M1 is still the first chip Apple has built that has to sustain 15W max power. Or are you going to tell me it doesn't matter because the iPhone and iPad can do the same?
P.S.: also, you're basically suggesting that when the Mac Pro gets a 32-core M1Z or whatever processor Apple wants to push into it, that... it's basically using an "overgrown" iPhone chip.
2. iOS and macOS are both Darwin OSes. How the Window Server decides to keep things resident in memory or not is an orthogonal issue. Your average iPhone runs dozens of services in the background. Especially as Apple has been letting 3rd parties do more and more in the background on iOS as their SoCs have been getting better, more concurrent things have been happening on iOS. This isn’t new, nor is it relevant in terms of chip failure rates.
Uh... no. The way iOS and MacOS handle background processes and services are still vastly different:
Prepare your app to be suspended.
developer.apple.com
Apps don’t normally receive any extra execution time after they enter the background. However, UIKit does grant execution time to apps that support any of the following time-sensitive capabilities:
Audio communication using AirPlay, or Picture in Picture video.
Location-sensitive services for users.
Voice over IP.
Communication with an external accessory.
Communication with Bluetooth LE accessories, or conversion of the device into a Bluetooth LE accessory.
Regular updates from a server.
Support for Apple Push Notification service (APNs).
You're grossly over-simplifying key mechanical differences by saying the OSes are built on the same architectures.

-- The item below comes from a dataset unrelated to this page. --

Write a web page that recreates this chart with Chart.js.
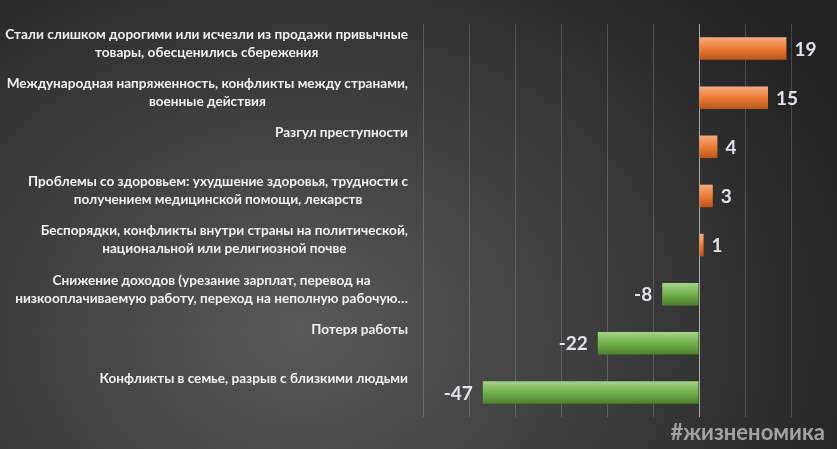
<!DOCTYPE html>
<html>
<head>
<meta charset="utf-8">
<script src="https://cdn.jsdelivr.net/npm/chart.js@4/dist/chart.umd.min.js"></script>
<style>
  html, body { margin: 0; padding: 0; background: #2a2a2a; }
  #wrap { position: relative; width: 837px; height: 449px;
          background: radial-gradient(ellipse 600px 480px at 300px 330px, #595959 0%, #3a3a3a 55%, #222 100%); }
  #tag { position: absolute; right: 12px; bottom: 4px; font: bold 22px Lato, sans-serif; color: #a3a3a3; }
</style>
</head>
<body>
<div id="wrap">
  <canvas id="reasonsChart" width="837" height="449"></canvas>
  <div id="tag">#жизненомика</div>
</div>
<script>
// Categories (each one is a list of lines, as wrapped in the original)
const categories = [
  ['Стали слишком дорогими или исчезли из продажи привычные', 'товары, обесценились сбережения'],
  ['Международная напряженность, конфликты между странами,', 'военные действия'],
  ['Разгул преступности'],
  ['Проблемы со здоровьем: ухудшение здоровья, трудности с', 'получением медицинской помощи, лекарств'],
  ['Беспорядки, конфликты внутри страны на политической,', 'национальной или религиозной почве'],
  ['Снижение доходов (урезание зарплат, перевод на', 'низкооплачиваемую работу, переход на неполную рабочую…'],
  ['Потеря работы'],
  ['Конфликты в семье, разрыв с близкими людьми']
];
const values = [19, 15, 4, 3, 1, -8, -22, -47];
const axisMin = -60;
const axisMax = 20;
const barPct = 0.46;

// bar fill: vertical gradient across each bar
function barFill(ctx) {
  const chart = ctx.chart;
  const pos = values[ctx.dataIndex] >= 0;
  const ys = chart.scales.y;
  if (!chart.chartArea || !ys || ctx.dataIndex === undefined) return pos ? '#ed7d31' : '#70ad47';
  const mid = ys.getPixelForValue(ctx.dataIndex);
  const half = (ys.height / categories.length) * barPct / 2;
  const g = chart.ctx.createLinearGradient(0, mid - half, 0, mid + half);
  if (pos) {
    g.addColorStop(0, '#f5ad80');
    g.addColorStop(0.5, '#ec7c35');
    g.addColorStop(1, '#b9561b');
  } else {
    g.addColorStop(0, '#a7d38a');
    g.addColorStop(0.5, '#72b04a');
    g.addColorStop(1, '#4f7f2e');
  }
  return g;
}

// category labels: block right-aligned, lines centered inside block
const categoryLabels = {
  id: 'categoryLabels',
  afterDraw(chart) {
    const c = chart.ctx, y = chart.scales.y;
    const rightEdge = 408;
    c.save();
    c.font = 'bold 13.6px Lato, sans-serif';
    c.fillStyle = '#f0f0f0';
    c.textAlign = 'center';
    c.textBaseline = 'middle';
    categories.forEach((lines, i) => {
      const w = Math.max(...lines.map(l => c.measureText(l).width));
      const cx = rightEdge - w / 2;
      const y0 = y.getPixelForValue(i) - 14;
      lines.forEach((l, k) => c.fillText(l, cx, y0 + k * 18));
    });
    c.restore();
  }
};

// value labels next to bar ends
const valueLabels = {
  id: 'valueLabels',
  afterDatasetsDraw(chart) {
    const c = chart.ctx;
    const meta = chart.getDatasetMeta(0);
    c.save();
    c.font = 'bold 19px Lato, sans-serif';
    c.fillStyle = '#dfe4ea';
    c.textBaseline = 'middle';
    meta.data.forEach((bar, i) => {
      const v = values[i];
      if (v >= 0) {
        c.textAlign = 'left';
        c.fillText(String(v), bar.x + 8, bar.y + 1);
      } else {
        c.textAlign = 'right';
        c.fillText(String(v), bar.x - 10, bar.y + 1);
      }
    });
    c.restore();
  }
};

const ctx = document.getElementById('reasonsChart').getContext('2d');
new Chart(ctx, {
  type: 'bar',
  data: {
    labels: categories.map(l => l.join(' ')),
    datasets: [{
      data: values,
      backgroundColor: barFill,
      borderWidth: 0,
      categoryPercentage: 1,
      barPercentage: barPct
    }]
  },
  options: {
    indexAxis: 'y',
    responsive: false,
    animation: false,
    layout: { padding: { left: 423, right: 46, top: 24, bottom: 32 } },
    plugins: { legend: { display: false }, tooltip: { enabled: false } },
    scales: {
      x: {
        min: axisMin,
        max: axisMax,
        ticks: { display: false, stepSize: 10 },
        border: { display: false },
        grid: {
          drawTicks: false,
          color: c => c.tick && c.tick.value === 0 ? 'rgba(210,210,210,0.75)' : 'rgba(255,255,255,0.18)',
          lineWidth: 1
        }
      },
      y: {
        display: false
      }
    }
  },
  plugins: [categoryLabels, valueLabels]
});
</script>
</body>
</html>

By that token, you're basically saying Android is just like Ubuntu because they are both based on the Linux kernel. That cannot be any further from the truth.
There's a massive difference between running some tasks and stressing a part of the SoC, versus being able to fully saturate all processors in the SoC for extended period of time (note: "hours", not "minutes"). The latter is possible with MacOS, but not even remotely possible with iOS unless someone builds an app that specifically does that. But if such an app exists, iOS will eventually show the usual "iPad needs to cool down before you can use it" message, while MacOS will seemingly keep going until it crashes.
3. iPads and iPhones both thermal throttle under full load. iPads can usually go a bit harder than the iPhone. This isn’t new.
Throttling also means reducing both the thermal and power requirements. In a way, it makes the chip more stable than clocking it up and drawing more power. If you're going to tell me "that doesn't matter", then you're basically suggesting that overclocking a chip does not make it more unstable. I don't think that's how it works.
Apple introduced the iPhone when, in 2007? Two years after the Intel shift. “far longer” is a pretty ingenuous way to describe it. The folks running the silicon team at Apple have been designing silicon longer than Apple’s been using Intel CPUs.
Sigh...
en.wikipedia.org
The first known attempt by Apple to actually move to Intel's platform was the Star Trek project, a code name given to a secret project to run a port of Classic Mac OS System 7 and its applications on an Intel-compatible personal computer. The effort began on February 14, 1992, with the blessing of Intel's then CEO, Andy Grove.
Early 2000s
Then-CEO Steve Jobs announces the Intel transition at WWDC 2005.
In the years since the end of the Star Trek project, there were reports of Apple working to port its operating system to Intel's x86 processors, with one engineer managing to get Apple's OS to run on a number of Intel-powered computers.
In 2002, it was reported that Apple had more than a dozen software engineers tasked to a project code-named "Marklar," with a mission to steadily work on maintaining PC-compatible builds of Mac OS X.
Please know your history?
P.S.2: also, officially, if we're talking about Apple-designed SoC, the A4 was the first one:
en.wikipedia.org
And it wasn't released until 2010. That's still long after Apple released the first Intel Macs.